Thoughts Formed from the Images Shown to Us: We Are Never Free or Unbiased
Thoughts Formed from the Images Shown to Us: We Are Never Free or Unbiased
From the moment we open our eyes each morning, we are flooded with images — billboards, social media feeds, television screens, advertisements, curated posts, and carefully staged photographs. These images don’t just occupy space on screens or walls; they take residence in our minds, shaping our perceptions, values, desires, and even our sense of self.
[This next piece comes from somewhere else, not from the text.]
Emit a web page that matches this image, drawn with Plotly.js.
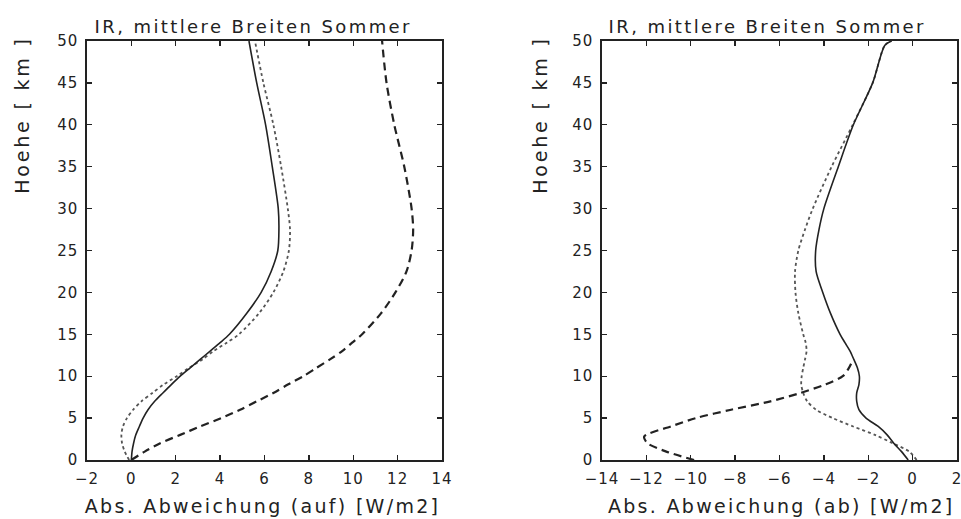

The truth is unsettling: our thoughts are rarely our own. They are formed, bent, and colored by what we see. And what we see is almost always chosen for us.
The Illusion of Choice
We often believe we’re thinking freely — forming opinions through logic and introspection. But if we examine the origins of our thoughts more closely, a different picture emerges. Why do certain body types seem more desirable? Why do we associate specific colors with gender? Why do we subconsciously trust faces that resemble certain archetypes we've seen in movies?
These thoughts didn’t arise in isolation. They were seeded by repetition — by the images we’ve been shown since childhood. The "free will" we believe in often operates within the tight boundaries set by media, culture, and algorithmic curation.
The Biased Mirror
Images don’t just reflect the world — they construct it. A single photograph can reinforce stereotypes, instill fear, or evoke aspiration. A news outlet's choice of what to show and what to omit shapes how we view entire nations, communities, or social issues. A beauty brand’s campaign subtly instructs us on what is considered “flawed” and what must be “fixed.”
Even when we reject certain narratives, we are reacting to them — still ensnared. It’s not just about buying into an idea, but about living in reaction to a visual framework we never chose to begin with.
The Silent Puppet Strings
Much of this manipulation is silent. We don’t notice how mood lighting in a political ad makes a candidate appear “strong.” We don’t catch how an Instagram influencer’s morning routine plants seeds of inadequacy or aspiration. These visual cues bypass our conscious defenses and settle deep, forming the architecture of thought.
And even when we think we’re skeptical — that we see through the marketing or propaganda — we are still playing on a stage we didn’t build.